Почти со всеми врачами он не сработался. И только я нашел с ним общий язык. Я не принуждал его делать те или иные обязательные фельдшерские процедуры. Если он не мог их делать или терялся, то я делал их сам, успокаивая его при этом:

— Ты не волнуйся, все наладится.

— Доктор… — запнувшись на полуслове, волнительно произносил он и внимательно смотрел на меня. Чувствовалось, что человек он душою добрый, таким только и быть в медицине. Я вижу, с какой всегда радостью он едет на вызов. Как глубоко задумывается у постели больного, стараясь быстро вместе со мною поставить диагноз. Однако не так страшна была его медлительность, как нерешительность. Вырвать его из нее и было моей задачей. Я старался полностью во всем ему доверять. И, словно понимая, он тихо улыбался, взгляд его теплел, и, выполнив вдруг удачно ту или иную процедуру, он спрашивал: — Доктор, а вдруг я ошибусь, что тогда?

— Не волнуйся, ошибку любую можно поправить. При условии, если ты сообщишь о ней вовремя… — успокаивал я его.

Постепенно он приглянулся мне, я привык к нему, и многие вызовы уже обслуживал только с ним.
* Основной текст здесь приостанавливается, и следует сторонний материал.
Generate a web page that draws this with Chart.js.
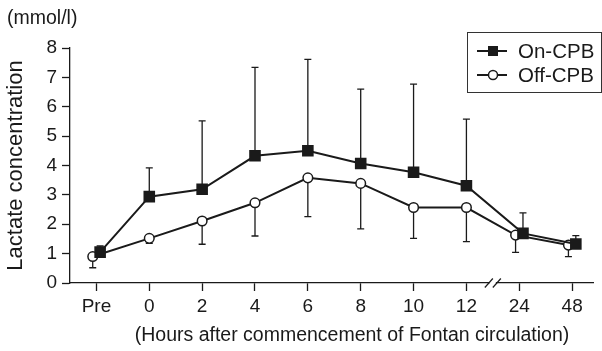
<!DOCTYPE html>
<html>
<head>
<meta charset="utf-8">
<script src="https://cdn.jsdelivr.net/npm/chart.js@4.4.1/dist/chart.umd.min.js"></script>
<style>
html, body { margin: 0; padding: 0; background: #fff; }
#wrap { width: 602px; height: 351px; position: relative; }
</style>
</head>
<body>
<div id="wrap"><canvas id="chart"></canvas></div>
<script>
// values
const timeLabels = ["Pre", "0", "2", "4", "6", "8", "10", "12", "24", "48"];
const onCpbMean = [1.05, 2.94, 3.19, 4.33, 4.5, 4.07, 3.77, 3.31, 1.69, 1.33];
const onCpbSd = [0.21, 0.98, 2.33, 3.01, 3.11, 2.53, 3.0, 2.27, 0.7, 0.28];
const offCpbMean = [0.9, 1.52, 2.11, 2.73, 3.58, 3.39, 2.57, 2.57, 1.63, 1.29];
const offCpbSd = [0.38, 0.17, 0.79, 1.13, 1.32, 1.55, 1.05, 1.16, 0.59, 0.39];
const yTickValues = [0, 1, 2, 3, 4, 5, 6, 7, 8];
const seriesNames = ["On-CPB", "Off-CPB"];
const xTitle = "(Hours after commencement of Fontan circulation)";
const yTitle = "Lactate concentration";
const yUnit = "(mmol/l)";

const INK = "#1a1a1a";
const FONT = "'Liberation Sans', Arial, sans-serif";
Chart.defaults.font.family = FONT;
Chart.defaults.color = INK;

// nudge the two series apart where they sit on top of each other
const dodge = i => Math.abs(onCpbMean[i] - offCpbMean[i]) < 0.5 ? 0.07 : 0;
const onPoints = onCpbMean.map((v, i) => ({ x: i + dodge(i), y: v }));
const offPoints = offCpbMean.map((v, i) => ({ x: i - dodge(i), y: v }));

const extras = {
    id: "extras",
    beforeDatasetsDraw(chart) {
        const ctx = chart.ctx;
        const xs = chart.scales.x, ys = chart.scales.y;
        ctx.save();
        ctx.strokeStyle = INK;
        ctx.lineWidth = 1.3;
        const bar = (x, y0, y1) => {
            ctx.beginPath();
            ctx.moveTo(x, y0); ctx.lineTo(x, y1);
            ctx.moveTo(x - 3.5, y1); ctx.lineTo(x + 3.5, y1);
            ctx.stroke();
        };
        onPoints.forEach((p, i) => bar(xs.getPixelForValue(p.x), ys.getPixelForValue(p.y), ys.getPixelForValue(p.y + onCpbSd[i])));
        offPoints.forEach((p, i) => bar(xs.getPixelForValue(p.x), ys.getPixelForValue(p.y), ys.getPixelForValue(p.y - offCpbSd[i])));
        ctx.restore();
    },
    afterDraw(chart) {
        const ctx = chart.ctx;
        const xs = chart.scales.x;
        const area = chart.chartArea;
        ctx.save();
        // axis break between 12 and 24
        const bx = xs.getPixelForValue(7.5), by = area.bottom;
        ctx.fillStyle = "#fff";
        ctx.fillRect(bx - 3, by - 2, 6, 4);
        ctx.strokeStyle = INK;
        ctx.lineWidth = 1.2;
        [-4, 4].forEach(d => {
            ctx.beginPath();
            ctx.moveTo(bx + d - 4, by + 4.5);
            ctx.lineTo(bx + d + 4, by - 4.5);
            ctx.stroke();
        });
        // unit label and x title
        ctx.fillStyle = INK;
        ctx.font = "19.5px " + FONT;
        ctx.textAlign = "left";
        ctx.textBaseline = "middle";
        ctx.fillText(yUnit, 7, 19);
        ctx.textAlign = "center";
        ctx.fillText(xTitle, 352, 336);
        // legend
        ctx.textAlign = "left";
        ctx.font = "20.5px " + FONT;
        ctx.lineWidth = 1;
        ctx.strokeStyle = "#333";
        ctx.strokeRect(467.5, 32.5, 134, 60);
        chart.data.datasets.forEach((ds, i) => {
            const y = 51 + i * 24;
            ctx.strokeStyle = INK;
            ctx.lineWidth = 2;
            ctx.beginPath();
            ctx.moveTo(477, y); ctx.lineTo(507, y);
            ctx.stroke();
            ctx.lineWidth = 1.5;
            if (ds.pointStyle === "rect") {
                ctx.fillStyle = INK;
                ctx.fillRect(488, y - 5, 10, 10);
            } else {
                ctx.fillStyle = "#fff";
                ctx.beginPath();
                ctx.arc(493, y, 4.5, 0, Math.PI * 2);
                ctx.fill();
                ctx.stroke();
            }
            ctx.fillStyle = INK;
            ctx.fillText(ds.label, 518, y + 1);
        });
        ctx.restore();
    }
};

new Chart(document.getElementById("chart"), {
    type: "line",
    data: {
        datasets: [
            {
                label: seriesNames[0],
                data: onPoints,
                borderColor: INK,
                borderWidth: 2,
                pointStyle: "rect",
                pointRadius: 8.2,
                pointBackgroundColor: INK,
                pointBorderColor: INK,
                pointBorderWidth: 0
            },
            {
                label: seriesNames[1],
                data: offPoints,
                borderColor: INK,
                borderWidth: 2,
                pointStyle: "circle",
                pointRadius: 4.8,
                pointBackgroundColor: "#fff",
                pointBorderColor: INK,
                pointBorderWidth: 1.5
            }
        ]
    },
    options: {
        responsive: true,
        maintainAspectRatio: false,
        animation: false,
        layout: { padding: { top: 48, right: 0, left: 0, bottom: 0 } },
        plugins: { legend: { display: false }, tooltip: { enabled: false } },
        scales: {
            x: {
                type: "linear",
                min: -0.5,
                max: 9.41,
                afterBuildTicks: s => { s.ticks = timeLabels.map((_, i) => ({ value: i })); },
                afterFit: s => { s.height = 68; },
                ticks: {
                    callback: v => timeLabels[v],
                    font: { size: 19 },
                    color: INK,
                    padding: 4,
                    maxRotation: 0
                },
                grid: { drawOnChartArea: false, tickLength: 8, color: INK, tickWidth: 1.3 },
                border: { color: INK, width: 1.3 }
            },
            y: {
                min: 0,
                max: 8,
                afterBuildTicks: s => { s.ticks = yTickValues.map(v => ({ value: v })); },
                afterFit: s => { s.width = 70; },
                ticks: { font: { size: 19 }, color: INK, padding: 5 },
                grid: { drawOnChartArea: false, tickLength: 8, color: INK, tickWidth: 1.3 },
                border: { color: INK, width: 1.3 },
                title: {
                    display: true,
                    text: yTitle,
                    font: { size: 22 },
                    color: INK,
                    padding: { top: 3, bottom: 0 }
                }
            }
        }
    },
    plugins: [extras]
});
</script>
</body>
</html>
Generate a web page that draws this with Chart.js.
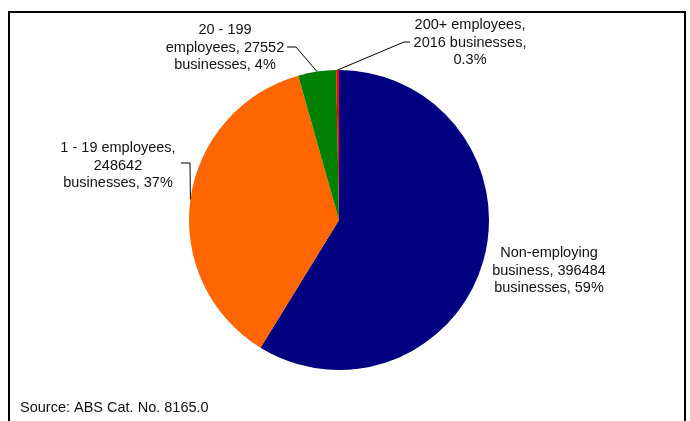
<!DOCTYPE html>
<html>
<head>
<meta charset="utf-8">
<script src="https://cdn.jsdelivr.net/npm/chart.js@4/dist/chart.umd.min.js"></script>
<style>
  html, body { margin: 0; padding: 0; background: #fff; }
  #wrap { width: 690px; height: 421px; }
</style>
</head>
<body>
<div id="wrap"><canvas id="bizChart" width="690" height="421"></canvas></div>
<script>
// Businesses by employment size
var categories = ["Non-employing business", "1 - 19 employees", "20 - 199 employees", "200+ employees"];
var businesses = [396484, 248642, 27552, 2016];
var shares = ["59%", "37%", "4%", "0.3%"];
var colours = ["#000080", "#FF6600", "#008000", "#FF0000"];

// label text as it is split over lines
var labelLines = [
  ["Non-employing", "business, " + businesses[0], "businesses, " + shares[0]],
  ["1 - 19 employees,", String(businesses[1]), "businesses, " + shares[1]],
  ["20 - 199", "employees, " + businesses[2], "businesses, " + shares[2]],
  ["200+ employees,", businesses[3] + " businesses,", shares[3]]
];

// where each label block sits (centre x, first line y) and where its leader starts
var labelSpots = [
  { x: 549, y: 253, leader: null },
  { x: 118, y: 148, leader: { x: 181, y: 163, elbow: { x: 190, y: 163 } } },
  { x: 225, y: 30, leader: { x: 287, y: 47, elbow: { x: 296, y: 47 } } },
  { x: 470, y: 25, leader: { x: 410, y: 42, elbow: { x: 404, y: 42 } } }
];

var FONT = "14.5px 'Liberation Sans', Arial, sans-serif";

var labelPlugin = {
  id: "sliceLabels",
  afterDraw: function(chart) {
    var ctx = chart.ctx;
    var arcs = chart.getDatasetMeta(0).data;
    ctx.save();

    // outer frame
    ctx.fillStyle = "#000";
    ctx.fillRect(8, 11, 678, 2);
    ctx.fillRect(8, 11, 2, 410);
    ctx.fillRect(684, 11, 2, 410);

    ctx.font = FONT;
    ctx.fillStyle = "#111";
    ctx.textAlign = "center";
    ctx.textBaseline = "middle";
    labelLines.forEach(function(lines, i) {
      var spot = labelSpots[i];
      lines.forEach(function(t, k) {
        ctx.fillText(t, spot.x, spot.y + k * 17.5);
      });
      if (spot.leader) {
        var a = arcs[i].getProps(["x", "y", "startAngle", "endAngle", "outerRadius"], true);
        var mid = (a.startAngle + a.endAngle) / 2;
        var ex = a.x + Math.cos(mid) * a.outerRadius;
        var ey = a.y + Math.sin(mid) * a.outerRadius;
        ctx.strokeStyle = "#000";
        ctx.lineWidth = 1;
        ctx.beginPath();
        ctx.moveTo(spot.leader.x, spot.leader.y);
        ctx.lineTo(spot.leader.elbow.x, spot.leader.elbow.y);
        ctx.lineTo(ex, ey);
        ctx.stroke();
      }
    });

    ctx.textAlign = "left";
    ctx.fillText("Source: ABS Cat. No. 8165.0", 20, 408);
    ctx.restore();
  }
};

var ctx = document.getElementById("bizChart").getContext("2d");
var bizChart = new Chart(ctx, {
  type: "pie",
  data: {
    labels: categories,
    datasets: [{
      data: businesses,
      backgroundColor: colours,
      borderWidth: 0
    }]
  },
  options: {
    responsive: false,
    animation: false,
    layout: { padding: { top: 70, bottom: 51, left: 189, right: 201 } },
    plugins: {
      legend: { display: false },
      tooltip: { enabled: false }
    }
  },
  plugins: [labelPlugin]
});
</script>
</body>
</html>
Я не грубил и не кричал на него, если он медлил. Я старался уважить его и, уважая, подбадривал как только мог. И постепенно осознанная торопливость начала приходить к нему.

Поехали мы раз с ним поздно вечером на вызов. На одной из загородных дач произошла драка. К жене пришел любовник. А муж застал их. И, не долго думая, схватил топор и начал кромсать все вокруг, а потом взял и кинул его в жену. Топор чуть-чуть поранил ей бровь, зато полностью отсек левое ухо. Мужа-дебошира забрала милиция. Весь пол в комнате был усеян окровавленными битыми стеклами. Женщина лежала на них распластавшись и стонала. Кровотечение из раны было сильным. Я кинулся оказывать помощь. Женщина была молода и красива. Поэтому травма для нее была ужасной. Из-за большой кровопотери пульс стал нитевидным и резко упало давление. Двумя зажимами остановив кровотечение и наложив на рану тугую повязку, мы с Колей быстренько на носилках погрузили женщину в машину.